First, I like the new social features, but I feel like they came with strings attached. I have finally started to use “Likes” as it is getting more comfortable for me and I have seen more usage of them from other people as well. The comments are really interesting, but this is where our relationship starts to break down. Why do I have to put people into groups? Maybe I am OK with you wanting to control things, but I am not OK with someone else controlling our relationship.
Google Contacts seems like a dumping ground for anyone that has ever had any sort of contact with you. It is seriously high maintenance, and I am not a fan of high maintenance. I know you think you are doing what is best for us, but introducing me to your ugly friend and wanting me to date her too? I am not sure if that is going to work out, because I am not into that kind of relationship.

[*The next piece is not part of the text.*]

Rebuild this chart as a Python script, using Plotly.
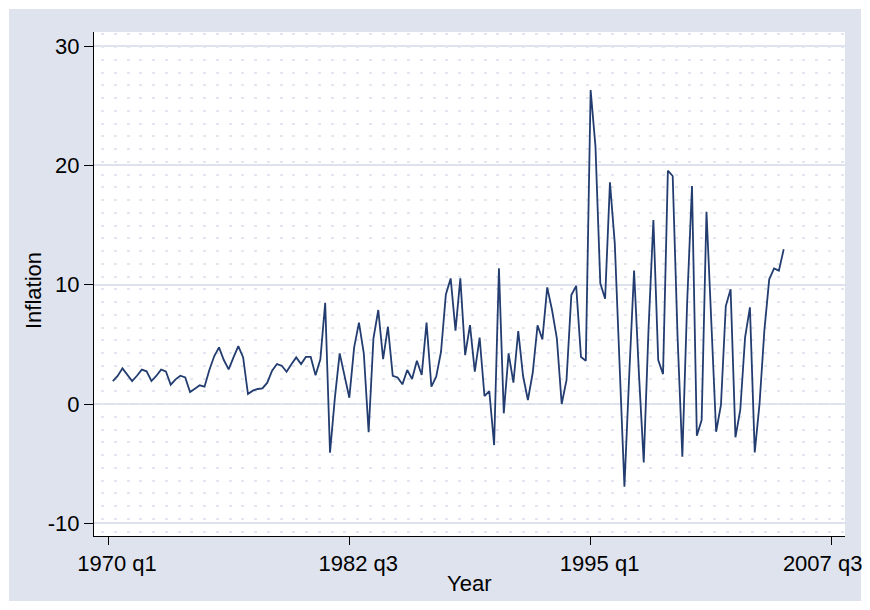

But now you tell me I have to date Google Contacts too, or I can not talk to my old sharing friends or new ones? What is that about? It seems a little passive-aggressive to me. I mean, you really want to give me this cool new stuff, but maybe you are not really ready for the full commitment. You better not ask me if you can date my old friend GMail, because that is where I draw the line.
And another thing, if you want me to put people into nice little groups, then why can I not see the groups in Google Reader? I understand you want to control things in our relationship more, but making me do something and not letting me see it when I am done? That just seems kind of strange. I did all of this work, and for some reason I have to go to Google Contacts to see it? Why not just show me the groups when I see you? You show me all of those people in the “people you follow” section, why not just show the groups there? Maybe that helps you work out the relationship with your Google Contacts friend?
I don’t know about all of this. All of this control that I have to give you makes me think you have some real issues. Do your parents not like us seeing each other? You know I love you, but I am not ready to go all “Romeo and Juliet” over this.